Academic performance is dire; GCSE 5 A-Cs were amongst the worst in Kent in 2014 and 2015, GCSE Progress 8, the key government measure for 2016 and 2017, was third worst in Kent for 2016, and fourth worst for 2017.  Ofsted: ‘In 2017, pupils’ attainment in GCSE English and mathematics examinations rose, but pupils’ overall progress declined further and too many pupils underachieved’.

 INITIAL ALLOCATIONS 
  PAN 
1st
preferences
Vacancies
2014 180 117 49
2015 180 109 55
2016 180 123 46
2017 180 67 75
2018 180 75 52

 By the time of the 2017 census, the 75 potential vacancies had expanded with just 81 children in Year 7. A school less than half full is on a rocky path as finances reduce and the school can go into a vicious spiral.  

PERFORMANCE DATA
  Progress 8 Attainment 8
% 5A*-C (inc
Eng and Maths)
2014 n/a n/a  35
2015 n/a n/a 29
2016 -0.78 41 n/a
2017 -0.7 36.8 n/a
 
Special Measures and Academisation
Holmesdale is currently the only Kent secondary school in Special Measures, although two others, Charles Dickens in Broadstairs and Swadelands have had the classification cancelled on conversion to academies. Of the other schools placed in Special Measures in the past six years, two have closed and three have improved (two after becoming sponsored academies).  
 
Like Charles Dickens and Swadelands, Holmesdale is the ultimate responsibility of Kent County Council, although its Foundation status keeps KCC at arms length, the school being its own employer and responsible for school admissions. This seriously begs the question of what KCC has been doing in the face of the considerable evidence that the school has been in serious trouble for some years.
 
The academisation programme has left KCC with just 22 schools out of 99 that are not academies, of which 9 are grammar schools. Another seven, including Holmesdale, were built under the flawed Private Finance Initiative created with money borrowed by KCC. The county has rightly resisted these schools becoming academies on the disputed grounds that if all title passes to government on academisation, they should be freed from the financial obligation. So far they have won the battle with all such schools bar Ebbsfleet Academy which slipped though early, but if Holmesdale is now forced to become a sponsored academy, as seems inevitable, this would create a precedent.  
 
Its near neighbour, the underperforming Aylesford School, has recently become an academy sponsored by nearby Wrotham School. 
 
 
Last modified on Sunday, 01 April 2018 23:05

3 comments

  • Comment Link Saturday, 31 March 2018 11:14 posted by Happy Malling Parent

    Three cheers for Malling School. What a great place it has become since breaking with Holmesdale.
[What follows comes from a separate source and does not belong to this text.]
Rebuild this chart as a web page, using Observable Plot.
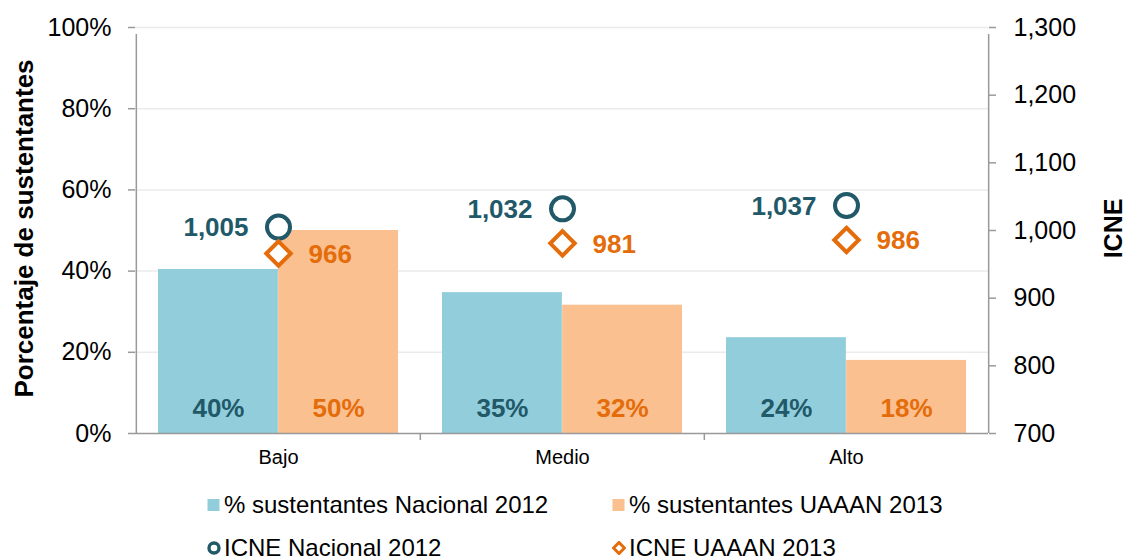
<!DOCTYPE html>
<html>
<head>
<meta charset="utf-8">
<script src="https://cdn.jsdelivr.net/npm/d3@7"></script>
<script src="https://cdn.jsdelivr.net/npm/@observablehq/plot@0.6"></script>
<style>
  html, body { margin: 0; padding: 0; background: #fff; }
  body { font-family: "Liberation Sans", Arial, sans-serif; width: 1126px; height: 559px; overflow: hidden; }
  #legend { position: relative; width: 1126px; height: 79px; }
  .item { position: absolute; display: flex; align-items: center; font-size: 24px; color: #000; white-space: nowrap; }
  .item svg { margin-right: 3px; }
</style>
</head>
<body>
<div id="chart"></div>
<div id="legend"></div>
<script>
// ---- data ----
const categories = ["Bajo", "Medio", "Alto"];
const pctNacional2012 = [0.404, 0.347, 0.236];
const pctUAAAN2013 = [0.50, 0.316, 0.18];
const icneNacional2012 = [1005, 1032, 1037];
const icneUAAAN2013 = [966, 981, 986];
const leftTicks = [0, 0.2, 0.4, 0.6, 0.8, 1.0];
const rightTicks = [700, 800, 900, 1000, 1100, 1200, 1300];
const seriesNames = ["% sustentantes Nacional 2012", "% sustentantes UAAAN 2013", "ICNE Nacional 2012", "ICNE UAAAN 2013"];
const yTitle = "Porcentaje de sustentantes";
const y2Title = "ICNE";

// ---- styling / layout ----
const colBlue = "#92cddc", colOrange = "#fac090";
const colTeal = "#215968", colDarkOrange = "#e46c0a";
const axisGray = "#999999";
const W = 1126, H = 480, ml = 135, mr = 138, mt = 27, mb = 47;
const pIn = 0.155;
const step = (W - ml - mr) / categories.length;
const bw = step * (1 - pIn);
const icneMin = 700, icneMax = 1300;
const toY = v => (v - icneMin) / (icneMax - icneMin);

const rows = categories.map((c, i) => ({
  cat: c,
  nac: pctNacional2012[i],
  uaa: pctUAAAN2013[i],
  icneN: icneNacional2012[i],
  icneU: icneUAAAN2013[i]
}));

const fmtPct = d3.format(".0%");
const fmtNum = d3.format(",");

const chart = Plot.plot({
  width: W, height: H,
  marginLeft: ml, marginRight: mr, marginTop: mt, marginBottom: mb,
  style: { fontFamily: "'Liberation Sans', Arial, sans-serif", background: "#fff", color: "#000" },
  x: { type: "band", domain: categories, paddingInner: pIn, paddingOuter: pIn / 2 },
  y: { domain: [0, 1] },
  marks: [
    // gridlines
    Plot.ruleY(leftTicks.filter(t => t > 0), { stroke: "#ebebeb", strokeWidth: 1.5 }),
    // bars
    Plot.barY(rows, { x: "cat", y: "nac", fill: colBlue, insetRight: bw / 2 }),
    Plot.barY(rows, { x: "cat", y: "uaa", fill: colOrange, insetLeft: bw / 2 }),
    // axis lines
    Plot.ruleY([0], { stroke: axisGray, strokeWidth: 1.5 }),
    Plot.ruleX([categories[0]], { x: d => d, y1: 0, y2: 1, dx: -step / 2, stroke: axisGray, strokeWidth: 1.5, insetBottom: -7 }),
    Plot.ruleX([categories[categories.length - 1]], { x: d => d, y1: 0, y2: 1, dx: step / 2, stroke: axisGray, strokeWidth: 1.5, insetBottom: -7 }),
    Plot.ruleX(categories.slice(1), { x: d => d, y1: 0, y2: 0, dx: -step / 2, stroke: axisGray, strokeWidth: 1.5, insetBottom: -7 }),
    // axes
    Plot.axisY({ anchor: "left", ticks: leftTicks, tickFormat: fmtPct, tickSize: 7, tickPadding: 17,
      fontSize: 25, stroke: axisGray, strokeWidth: 1.5, fill: "#000", label: null }),
    Plot.axisY({ anchor: "right", ticks: rightTicks.map(toY), tickFormat: t => fmtNum(Math.round(icneMin + t * (icneMax - icneMin))),
      tickSize: 7, tickPadding: 18, fontSize: 25, stroke: axisGray, strokeWidth: 1.5, fill: "#000", label: null }),
    Plot.axisX({ anchor: "bottom", tickSize: 0, tickPadding: 16, fontSize: 20, fill: "#000", label: null }),
    // axis titles
    Plot.text([yTitle], { text: d => d, frameAnchor: "left", textAnchor: "middle", rotate: -90, dx: -111, dy: -2, fontSize: 26, fontWeight: "bold", fill: "#000" }),
    Plot.text([y2Title], { text: d => d, frameAnchor: "right", textAnchor: "middle", rotate: -90, dx: 125, dy: -2, fontSize: 25, fontWeight: "bold", fill: "#000" }),
    // bar labels
    Plot.text(rows, { x: "cat", y: 0, text: d => fmtPct(d.nac), dx: -bw / 4, dy: -25, fontSize: 26, fontWeight: "bold", fill: colTeal }),
    Plot.text(rows, { x: "cat", y: 0, text: d => fmtPct(d.uaa), dx: bw / 4, dy: -25, fontSize: 26, fontWeight: "bold", fill: colDarkOrange }),
    // ICNE markers
    Plot.dot(rows, { x: "cat", y: d => toY(d.icneN), r: 11.5, symbol: "circle", stroke: colTeal, strokeWidth: 4, fill: "#fff" }),
    Plot.dot(rows, { x: "cat", y: d => toY(d.icneU), r: 11, symbol: "diamond2", stroke: colDarkOrange, strokeWidth: 4, fill: "#fff" }),
    Plot.text(rows, { x: "cat", y: d => toY(d.icneN), text: d => fmtNum(d.icneN), textAnchor: "end", dx: -30, dy: 1, fontSize: 26, fontWeight: "bold", fill: colTeal }),
    Plot.text(rows, { x: "cat", y: d => toY(d.icneU), text: d => fmtNum(d.icneU), textAnchor: "start", dx: 30, dy: 1, fontSize: 26, fontWeight: "bold", fill: colDarkOrange })
  ]
});
document.getElementById("chart").appendChild(chart);

// ---- legend ----
const legend = d3.select("#legend");
const items = [
  { name: seriesNames[0], kind: "rect", color: colBlue, left: 207, top: 25 },
  { name: seriesNames[1], kind: "rect", color: colOrange, left: 612, top: 25 },
  { name: seriesNames[2], kind: "circle", color: colTeal, left: 207, top: 68 },
  { name: seriesNames[3], kind: "diamond", color: colDarkOrange, left: 612, top: 68 }
];
items.forEach(it => {
  const div = legend.append("div").attr("class", "item")
    .style("left", it.left + "px").style("top", (it.top - 15) + "px").style("height", "30px");
  const s = div.append("svg").attr("width", 14).attr("height", 14);
  if (it.kind === "rect") s.append("rect").attr("x", 0.5).attr("y", 1).attr("width", 12).attr("height", 12).attr("fill", it.color);
  if (it.kind === "circle") s.append("circle").attr("cx", 7).attr("cy", 7).attr("r", 5).attr("fill", "#fff").attr("stroke", it.color).attr("stroke-width", 3.4);
  if (it.kind === "diamond") s.append("path").attr("d", "M7,1.5L12.5,7L7,12.5L1.5,7Z").attr("fill", "#fff").attr("stroke", it.color).attr("stroke-width", 3);
  div.append("span").text(it.name);
});
</script>
</body>
</html>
  • Comment Link Saturday, 31 March 2018 11:08 posted by Geraldine

    We managed to take our son out of Holmesdale in Year 9, after bullying and poor teaching, and place him in Greenacre, a good school in Medway. He has never looked back and what he hears from his friends still there knows when he is well off. This OFSTED Report proves it!
    Why was nothing done about this school years ago.
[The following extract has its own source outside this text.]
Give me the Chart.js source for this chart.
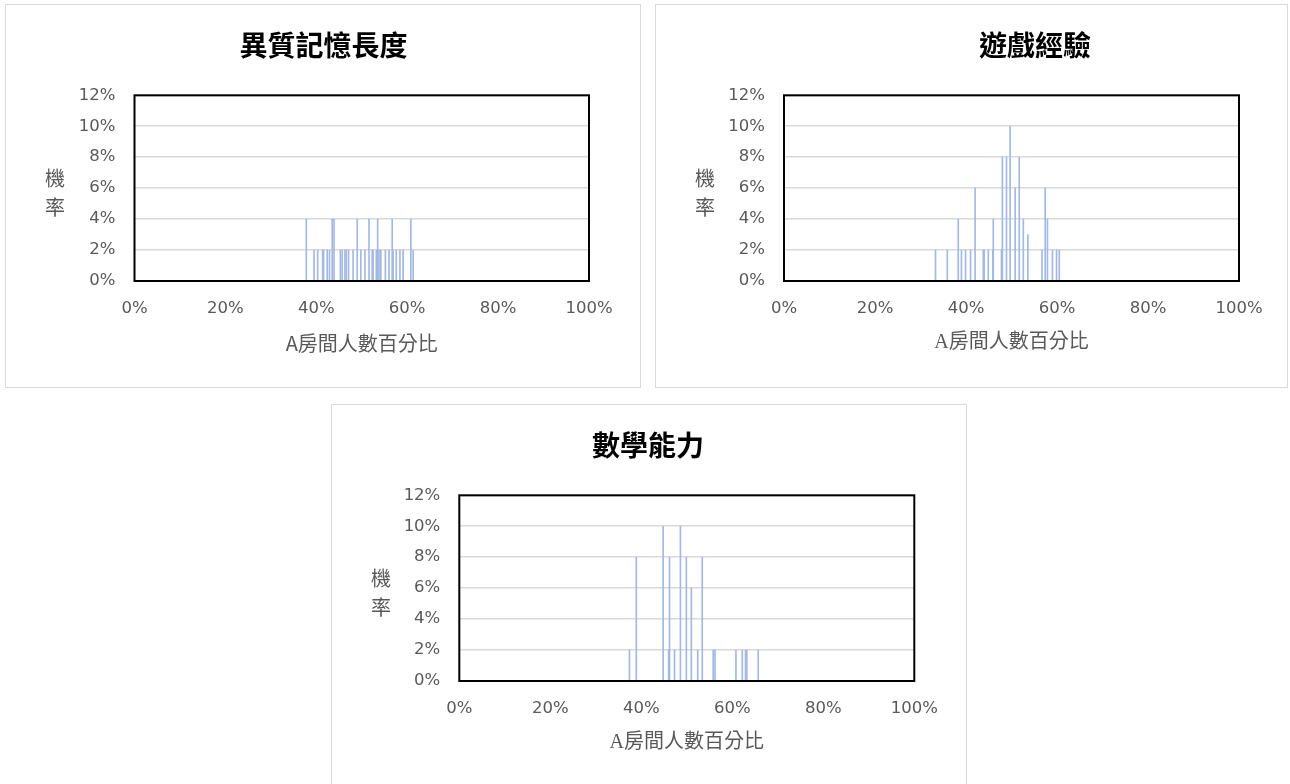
<!DOCTYPE html>
<html><head><meta charset="utf-8">
<script src="https://cdn.jsdelivr.net/npm/chart.js@4.4.1/dist/chart.umd.min.js"></script>
<style>
html,body{margin:0;padding:0;background:#fff;width:1290px;height:784px;overflow:hidden;}
.card{position:absolute;border:1px solid #d9d9d9;background:#fff;}
.card canvas{display:block;}
</style></head><body>
<div class="card" style="left:5px;top:4px;width:634px;height:382px"><canvas id="c1" width="634" height="382"></canvas></div>
<div class="card" style="left:655px;top:4px;width:631px;height:382px"><canvas id="c2" width="631" height="382"></canvas></div>
<div class="card" style="left:331px;top:404px;width:634px;height:382px"><canvas id="c3" width="634" height="382"></canvas></div>
<script>
// ---- data (x = A房間人數百分比 %, y = 機率 %) ----
const memoryX = [37.8, 39.5, 40.3, 41.4, 41.6, 42.4, 42.9, 43.5, 43.9, 45.3, 45.7, 46.3, 46.6, 47.1, 48.1, 49.0, 49.8, 50.7, 51.6, 52.3, 52.5, 53.2, 53.5, 53.8, 54.2, 55.2, 56.0, 56.7, 56.9, 57.6, 58.4, 59.1, 60.8, 61.3];
const memoryY = [4, 2, 2, 2, 2, 2, 2, 4, 4, 2, 2, 2, 2, 2, 2, 4, 2, 2, 4, 2, 2, 2, 4, 2, 2, 2, 2, 4, 2, 2, 2, 2, 4, 2];

const gameX = [33.3, 35.9, 38.3, 39.0, 39.9, 41.0, 42.0, 43.8, 44.0, 44.9, 45.9, 46.0, 47.8, 48.0, 48.9, 49.7, 50.8, 51.7, 52.6, 53.6, 56.7, 57.4, 57.9, 59.0, 59.9, 60.5];
const gameY = [2, 2, 4, 2, 2, 2, 6, 2, 2, 2, 2, 4, 2, 8, 8, 10, 6, 8, 4, 3, 2, 6, 4, 2, 2, 2];

const mathX = [37.4, 38.9, 44.8, 46.0, 46.2, 47.3, 48.6, 49.9, 51.0, 52.4, 53.4, 55.8, 56.2, 60.8, 62.2, 62.9, 63.2, 65.7];
const mathY = [2, 8, 10, 2, 8, 2, 10, 8, 6, 2, 8, 2, 2, 2, 2, 2, 2, 2];

const chartTitles = ['異質記憶長度', '遊戲經驗', '數學能力'];
const xAxisTitle = 'A房間人數百分比';
const yAxisTitle = ['機', '率'];
const xTickStep = 20;
const yTickStep = 2;

const BAR = '#a3b9e3';
const TXT = '#595959';

const panelText = {
  id: 'panelText',
  afterDraw(chart, args, o) {
    const ctx = chart.ctx;
    ctx.save();
    ctx.textAlign = 'center';
    ctx.textBaseline = 'middle';
    ctx.fillStyle = '#000';
    ctx.font = 'bold 28px "Noto Sans CJK TC"';
    ctx.fillText(o.title, o.titleX, o.titleY);
    ctx.fillStyle = TXT;
    ctx.font = '20px "Noto Sans CJK TC"';
    o.yText.forEach((ch, i) => ctx.fillText(ch, o.yX, o.yY[i]));
    ctx.restore();
  }
};
const frame = {
  id: 'frame',
  afterDatasetsDraw(chart) {
    const a = chart.chartArea, ctx = chart.ctx;
    ctx.save();
    ctx.strokeStyle = '#000';
    ctx.lineWidth = 2;
    ctx.strokeRect(a.left, a.top, a.right - a.left, a.bottom - a.top);
    ctx.restore();
  }
};

function makeChart(id, xs, ys, title, L) {
  const points = xs.map((x, i) => ({x: x, y: ys[i]}));
  return new Chart(document.getElementById(id), {
    type: 'bar',
    data: {datasets: [{data: points, backgroundColor: BAR, borderWidth: 0, barThickness: 1, grouped: false}]},
    options: {
      responsive: false, animation: false, devicePixelRatio: 1,
      layout: {padding: {left: 0, top: L.top, right: L.right, bottom: 0}},
      plugins: {
        legend: {display: false}, tooltip: {enabled: false}, title: {display: false},
        panelText: {title: title, titleX: L.titleX, titleY: L.titleY + 1, yText: yAxisTitle, yX: 49, yY: [173, 202]}
      },
      scales: {
        x: {
          type: 'linear', min: 0, max: 100, offset: false,
          grid: {display: false, offset: false, drawTicks: false}, border: {display: false},
          ticks: {stepSize: xTickStep, padding: 18, color: TXT, maxRotation: 0,
                  font: {family: 'DejaVu Sans', size: 16.5}, callback: v => v + '%'},
          title: {display: true, text: xAxisTitle, color: TXT,
                  font: {family: L.xTitleFamily, size: 20}, padding: {top: 0, bottom: 32}},
          afterFit(s) { s.height = 106; }
        },
        y: {
          min: 0, max: 12,
          grid: {color: '#d9d9d9', lineWidth: 1.5, drawTicks: false}, border: {display: false},
          ticks: {stepSize: yTickStep, padding: 19, color: TXT,
                  font: {family: 'DejaVu Sans', size: 16.5}, callback: v => v + '%'},
          afterFit(s) { s.width = L.yWidth; }
        }
      }
    },
    plugins: [panelText, frame]
  });
}

makeChart('c1', memoryX, memoryY, chartTitles[0],
  {top: 90.3, right: 51, yWidth: 128.5, titleX: 317.5, titleY: 39.5, xTitleFamily: '"Noto Sans CJK TC"'});
makeChart('c2', gameX, gameY, chartTitles[1],
  {top: 90.3, right: 48, yWidth: 128, titleX: 379, titleY: 39.5, xTitleFamily: '"Liberation Serif", "Noto Sans CJK TC"'});
makeChart('c3', mathX, mathY, chartTitles[2],
  {top: 90.3, right: 51.7, yWidth: 127.3, titleX: 316, titleY: 39.5, xTitleFamily: '"Liberation Serif", "Noto Sans CJK TC"'});
</script>
</body></html>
  • Comment Link Friday, 30 March 2018 21:04 posted by O. D

    Peter, do you think Academy's are a Government project that is severely failing our children, and sponsorship is a is an attempt towards privitisation of education? PETER: The law of unintended consequences. The original concept of 'academy' was of high profile expensive new schools, built in urban areas of social deprivation. Knole Academy and Skinners Kent Academy, shows that social concept was perverted. Then it was to give good schools the opportunity to branch out with freedom to develop their own ideas. And then weak schools to be placed under protection of strong (Holmesdale and Malling so not just academies!). We now see reality as idealism gives way to politics and commercial gain. Weak leadership,and greed to often bring idealism crashing down. Too many children are failed, but to many failed under Local Authority control. Sponsorship is now too often commercial greed - Lilac Sky, SchoolsCompany, etc.